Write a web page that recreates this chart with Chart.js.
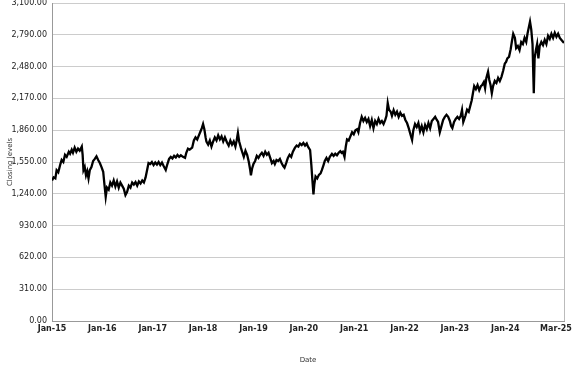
<!DOCTYPE html>
<html>
<head>
<meta charset="utf-8">
<script src="https://cdn.jsdelivr.net/npm/chart.js@4/dist/chart.umd.min.js"></script>
<style>
    html, body { margin: 0; padding: 0; background: #fff; }
    #wrap { width: 577px; height: 367px; position: relative; }
</style>
</head>
<body>
<div id="wrap"><canvas id="closing_chart"></canvas></div>
<script>
    // months counted from Jan-15 (0) to Mar-25 (122)
    var monthsSinceJan15 = [
        0, 0.4, 0.8, 1.1, 1.5, 2.0, 2.3, 2.7, 3.1, 3.5, 4.0, 4.3, 4.7, 5.0, 5.4, 5.8, 6.2, 6.6, 7.1, 7.3,
        7.5, 7.8, 8.1, 8.4, 8.7, 9.0, 9.4, 9.8, 10.2, 10.6, 11.0, 11.4, 11.8, 12.2, 12.5, 12.8, 13.1, 13.5, 13.9, 14.3,
        14.7, 15.1, 15.5, 15.9, 16.3, 16.7, 17.1, 17.5, 17.9, 18.3, 18.7, 19.1, 19.5, 19.9, 20.3, 20.7, 21.1, 21.5, 21.9, 22.3,
        22.7, 23.0, 23.4, 23.8, 24.2, 24.6, 25.0, 25.4, 25.8, 26.2, 26.6, 27.1, 27.5, 27.9, 28.3, 28.7, 29.1, 29.5, 29.9, 30.3,
        30.7, 31.2, 31.7, 32.0, 32.4, 32.8, 33.4, 33.8, 34.2, 34.6, 35.0, 35.4, 35.7, 36.0, 36.3, 36.6, 36.8, 37.2, 37.6, 38.0,
        38.4, 38.8, 39.2, 39.6, 40.0, 40.4, 40.8, 41.2, 41.7, 42.1, 42.5, 42.9, 43.3, 43.7, 44.0, 44.3, 44.6, 45.0, 45.3, 45.7,
        46.1, 46.5, 46.9, 47.2, 47.4, 47.7, 48.0, 48.4, 48.8, 49.2, 49.6, 50.0, 50.4, 50.8, 51.2, 51.6, 52.0, 52.4, 52.8, 53.1,
        53.5, 53.9, 54.3, 54.7, 55.1, 55.4, 55.8, 56.2, 56.6, 57.0, 57.4, 57.9, 58.3, 58.7, 59.1, 59.5, 59.9, 60.3, 60.7, 61.0,
        61.5, 61.8, 62.0, 62.3, 62.5, 62.8, 63.2, 63.6, 64.0, 64.3, 64.7, 65.0, 65.4, 65.8, 66.2, 66.7, 67.1, 67.5, 67.9, 68.3,
        68.7, 69.0, 69.3, 69.7, 70.0, 70.3, 70.7, 71.0, 71.5, 71.9, 72.3, 72.7, 73.0, 73.4, 73.8, 74.2, 74.6, 75.0, 75.4, 75.8,
        76.2, 76.6, 77.0, 77.4, 77.8, 78.2, 78.6, 79.0, 79.4, 79.7, 80.0, 80.3, 80.7, 81.0, 81.4, 81.8, 82.2, 82.6, 83.0, 83.4,
        83.8, 84.2, 84.6, 85.0, 85.4, 85.8, 86.1, 86.5, 86.9, 87.3, 87.7, 88.1, 88.5, 88.9, 89.3, 89.7, 90.1, 90.5, 90.9, 91.3,
        91.7, 92.0, 92.4, 92.8, 93.2, 93.6, 94.0, 94.4, 94.8, 95.1, 95.4, 95.8, 96.2, 96.6, 97.0, 97.4, 97.7, 98.0, 98.5, 98.9,
        99.3, 99.6, 100.0, 100.3, 100.6, 101.0, 101.4, 101.8, 102.2, 102.5, 102.9, 103.2, 103.5, 103.9, 104.2, 104.5, 104.8, 105.1, 105.5, 105.9,
        106.3, 106.7, 107.1, 107.5, 107.9, 108.2, 108.5, 108.9, 109.3, 109.6, 109.9, 110.3, 110.6, 111.0, 111.4, 111.8, 112.2, 112.6, 113.0, 113.3,
        113.6, 113.9, 114.2, 114.5, 114.7, 114.8, 115.0, 115.3, 115.6, 115.9, 116.2, 116.6, 117.0, 117.4, 117.8, 118.2, 118.6, 119.0, 119.4, 119.8,
        120.2, 120.6, 121.0, 121.4, 121.8, 122.0
    ];

    var closingLevels = [
        1370, 1400, 1390, 1470, 1450, 1530, 1570, 1550, 1620, 1600, 1650, 1630, 1670, 1640, 1690, 1650, 1680, 1660, 1700, 1620,
        1470, 1500, 1420, 1460, 1390, 1470, 1500, 1560, 1580, 1605, 1570, 1540, 1500, 1455, 1330, 1210, 1300, 1280, 1350, 1320,
        1370, 1310, 1360, 1300, 1350, 1320, 1290, 1228, 1260, 1320, 1300, 1350, 1330, 1355, 1320, 1360, 1340, 1370, 1350, 1400,
        1480, 1540, 1530, 1550, 1520, 1545, 1525, 1550, 1520, 1545, 1510, 1472, 1530, 1580, 1600, 1585, 1610, 1595, 1620, 1600,
        1615, 1600, 1590, 1640, 1680, 1670, 1690, 1760, 1790, 1770, 1810, 1850, 1880, 1920, 1870, 1790, 1748, 1720, 1760, 1700,
        1750, 1790, 1760, 1810, 1770, 1800, 1750, 1790, 1740, 1710, 1760, 1720, 1750, 1700, 1760, 1833, 1750, 1690, 1650, 1600,
        1660, 1620, 1550, 1480, 1420, 1490, 1530, 1560, 1610, 1590, 1620, 1640, 1610, 1650, 1620, 1640, 1590, 1540, 1560, 1530,
        1570, 1560, 1580, 1540, 1510, 1495, 1540, 1590, 1620, 1600, 1650, 1690, 1710, 1700, 1730, 1715, 1735, 1710, 1730, 1700,
        1667, 1520, 1400, 1235, 1330, 1410, 1390, 1425, 1440, 1470, 1520, 1560, 1590, 1560, 1600, 1630, 1610, 1630, 1615, 1640,
        1655, 1640, 1650, 1600, 1700, 1770, 1760, 1790, 1840, 1820, 1860, 1870, 1840, 1930, 1990, 1950, 1980, 1940, 1970, 1900,
        1960, 1880, 1950, 1920, 1970, 1930, 1950, 1920, 1960, 2000, 2125, 2060, 2040, 2000, 2055, 2010, 2040, 1990, 2030, 2000,
        2010, 1960, 1930, 1880, 1820, 1765, 1860, 1920, 1890, 1930, 1850, 1900, 1840, 1910, 1870, 1930, 1880, 1950, 1970, 1990,
        1960, 1940, 1840, 1900, 1960, 1990, 2010, 1990, 1950, 1900, 1880, 1940, 1970, 1990, 1970, 2000, 2057, 1940, 2000, 2060,
        2040, 2086, 2150, 2220, 2290, 2260, 2300, 2250, 2290, 2300, 2330, 2270, 2370, 2430, 2350, 2300, 2220, 2290, 2340, 2320,
        2370, 2340, 2380, 2440, 2510, 2525, 2560, 2575, 2650, 2730, 2800, 2760, 2660, 2680, 2640, 2720, 2700, 2760, 2720, 2800,
        2860, 2918, 2840, 2700, 2380, 2220, 2560, 2640, 2700, 2560, 2680, 2720, 2690, 2740, 2700, 2780, 2750, 2800, 2760, 2810,
        2770, 2800, 2760, 2740, 2720, 2730
    ];

    var tickMonths = [0, 12, 24, 36, 48, 60, 72, 84, 96, 108, 122];
    var tickLabels = ['Jan-15', 'Jan-16', 'Jan-17', 'Jan-18', 'Jan-19', 'Jan-20', 'Jan-21', 'Jan-22', 'Jan-23', 'Jan-24', 'Mar-25'];

    var points = monthsSinceJan15.map(function (m, i) {
        return { x: m, y: closingLevels[i] };
    });

    var canvas = document.getElementById('closing_chart');
    new Chart(canvas, {
        type: 'line',
        data: {
            datasets: [{
                label: 'Closing levels',
                data: points,
                borderColor: '#000',
                borderWidth: 2.3,
                pointRadius: 0,
                tension: 0,
                fill: false,
            }]
        },
        options: {
            responsive: true,
            maintainAspectRatio: false,
            animation: false,
            layout: { padding: { top: 3, right: 13, left: 0, bottom: 0 } },
            plugins: {
                legend: { display: false },
                tooltip: { enabled: false },
            },
            scales: {
                x: {
                    type: 'linear',
                    min: 0,
                    max: 122,
                    afterBuildTicks: function (axis) {
                        axis.ticks = tickMonths.map(function (v) { return { value: v }; });
                    },
                    afterFit: function (scale) {
                        scale.height = 46;
                        // don't let the end labels push the plot inwards
                        scale.paddingLeft = 0;
                        scale.paddingRight = 0;
                    },
                    grid: {
                        drawTicks: false,
                        color: function (ctx) {
                            return ctx.index === tickMonths.length - 1 ? '#bbb' : 'rgba(0,0,0,0)';
                        },
                    },
                    border: { color: '#999', width: 1 },
                    ticks: {
                        autoSkip: false,
                        maxRotation: 0,
                        padding: 3,
                        color: '#222',
                        font: { family: 'DejaVu Sans', size: 8, weight: 'bold' },
                        callback: function (value) {
                            var i = tickMonths.indexOf(value);
                            if (i < 0) return '';
                            // last label sits a little inside the canvas edge
                            return i === tickMonths.length - 1 ? tickLabels[i] + '\u2002\u2002\u2002\u2002' : tickLabels[i];
                        }
                    },
                    title: {
                        display: true,
                        text: 'Date',
                        color: '#333',
                        font: { family: 'DejaVu Sans', size: 7 },
                        padding: { top: 0, bottom: 3 },
                    }
                },
                y: {
                    min: 0,
                    max: 3100,
                    afterFit: function (scale) {
                        scale.width = 52;
                        scale.paddingTop = 0;
                        scale.paddingBottom = 0;
                    },
                    grid: { drawTicks: false, color: '#ccc' },
                    border: { color: '#999', width: 1 },
                    ticks: {
                        stepSize: 310,
                        padding: 5,
                        color: '#222',
                        font: { family: 'DejaVu Sans', size: 8 },
                        callback: function (value) {
                            return value.toLocaleString('en-US', { minimumFractionDigits: 2, maximumFractionDigits: 2 });
                        }
                    },
                    title: {
                        display: true,
                        text: 'Closing levels',
                        color: '#333',
                        font: { family: 'DejaVu Sans', size: 7 },
                        padding: { top: 6, bottom: 0 },
                    }
                }
            }
        }
    });
</script>
</body>
</html>
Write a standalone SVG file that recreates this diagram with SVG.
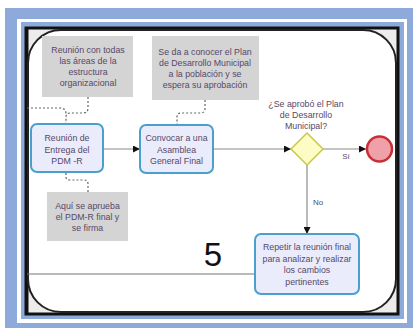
<svg xmlns="http://www.w3.org/2000/svg" width="414" height="329" viewBox="0 0 414 329">
<style>
  text { font-family: "Liberation Sans", Arial, sans-serif; font-size: 8.8px; fill: #574868; text-anchor: middle; }
  .note { fill: #d4d4d4; }
  .task { fill: #eaecfb; stroke: #4b9fcb; stroke-width: 2; }
  .flow { fill: none; stroke: #8a8a8a; stroke-width: 1.2; }
  .assoc { fill: none; stroke: #666; stroke-width: 1.2; stroke-dasharray: 2 2; }
  .small { font-size: 8px; }
</style>
<defs>
  <marker id="arrow" viewBox="0 0 8 8" refX="8" refY="4" markerWidth="7" markerHeight="7" markerUnits="userSpaceOnUse" orient="auto">
    <path d="M0,0 L8,4 L0,8 z" fill="#111"/>
  </marker>
</defs>
<rect width="414" height="329" fill="#ffffff"/>
<!-- frame -->
<rect x="5" y="8" width="408" height="320" fill="#8eaadb"/>
<rect x="17" y="19" width="390" height="304" fill="#ffffff"/>
<rect x="21" y="22" width="383" height="297" fill="#8eaadb"/>
<rect x="26" y="28" width="372" height="286" fill="#ececec" stroke="#111" stroke-width="3"/>
<line x1="27" y1="28" x2="27" y2="314" stroke="#111" stroke-width="3"/>
<rect x="28" y="30" width="368" height="282" rx="33" ry="33" fill="#ffffff" stroke="#222" stroke-width="2"/>
<line x1="27" y1="274" x2="255" y2="274" stroke="#777" stroke-width="1.2"/>
<text x="213" y="266" style="font-size:33px;fill:#111">5</text>

<g id="connectors">
  <line class="flow" x1="103" y1="149" x2="140" y2="149" marker-end="url(#arrow)"/>
  <line class="flow" x1="213" y1="149" x2="291" y2="149" marker-end="url(#arrow)"/>
  <line class="flow" x1="323" y1="149" x2="366" y2="149" marker-end="url(#arrow)"/>
  <line class="flow" x1="307" y1="165" x2="307" y2="234" marker-end="url(#arrow)"/>
  <path class="assoc" d="M88,97 V108 Q88,113 83,113 H70 Q66,113 66,117 V124"/>
  <path class="assoc" d="M27,108 H60 Q66,108 66,114"/>
  <path class="assoc" d="M205,100 V109 Q205,113 200,113 H181 Q177,113 177,117 V125"/>
  <path class="assoc" d="M66,173 V177 Q66,180 70,180 H84 Q88,180 88,184 V192"/>
  <text class="small" x="346" y="159">Sí</text>
  <text class="small" x="318" y="205">No</text>
</g>

<g id="note1">
  <rect class="note" x="42" y="36" width="91" height="61"/>
  <text x="88" y="53">Reunión con todas</text>
  <text x="88" y="64">las áreas de la</text>
  <text x="88" y="75">estructura</text>
  <text x="88" y="86">organizacional</text>
</g>

<g id="note2">
  <rect class="note" x="152" y="36" width="107" height="64"/>
  <text x="205" y="55">Se da a conocer el Plan</text>
  <text x="205" y="66">de Desarrollo Municipal</text>
  <text x="205" y="77">a la población y se</text>
  <text x="205" y="88">espera su aprobación</text>
</g>

<g id="task1">
  <rect class="task" x="31" y="124" width="72" height="48" rx="6" ry="6"/>
  <text x="67" y="141">Reunión de</text>
  <text x="67" y="152.5">Entrega del</text>
  <text x="67" y="164">PDM -R</text>
</g>

<g id="task2">
  <rect class="task" x="140" y="125" width="73" height="48" rx="6" ry="6"/>
  <text x="176.5" y="141">Convocar a una</text>
  <text x="176.5" y="152.5">Asamblea</text>
  <text x="176.5" y="164">General Final</text>
</g>

<g id="gateway">
  <path d="M307,133 L323,149 L307,165 L291,149 z" fill="#fdfcc5" stroke="#c8c84a" stroke-width="1.5"/>
  <text x="306" y="107">¿Se aprobó el Plan</text>
  <text x="306" y="118">de Desarrollo</text>
  <text x="306" y="129">Municipal?</text>
</g>

<g id="end">
  <circle cx="379.5" cy="149" r="12.5" fill="#f0a0a8" stroke="#c83038" stroke-width="2.5"/>
</g>

<g id="task3">
  <rect class="task" x="255" y="234" width="104" height="60" rx="6" ry="6"/>
  <text x="307" y="250">Repetir la reunión final</text>
  <text x="307" y="261.5">para analizar y realizar</text>
  <text x="307" y="273">los cambios</text>
  <text x="307" y="284.5">pertinentes</text>
</g>

<g id="note3">
  <rect class="note" x="47" y="192" width="81" height="49"/>
  <text x="87.5" y="209">Aquí se aprueba</text>
  <text x="87.5" y="220">el PDM-R final y</text>
  <text x="87.5" y="231">se firma</text>
</g>
</svg>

____________________

• **Stated task**:
From the listing above, copy all lines holding the word "recreates".

• **Exercise answer**:
Write a web page that recreates this chart with Chart.js.
Write a standalone SVG file that recreates this diagram with SVG.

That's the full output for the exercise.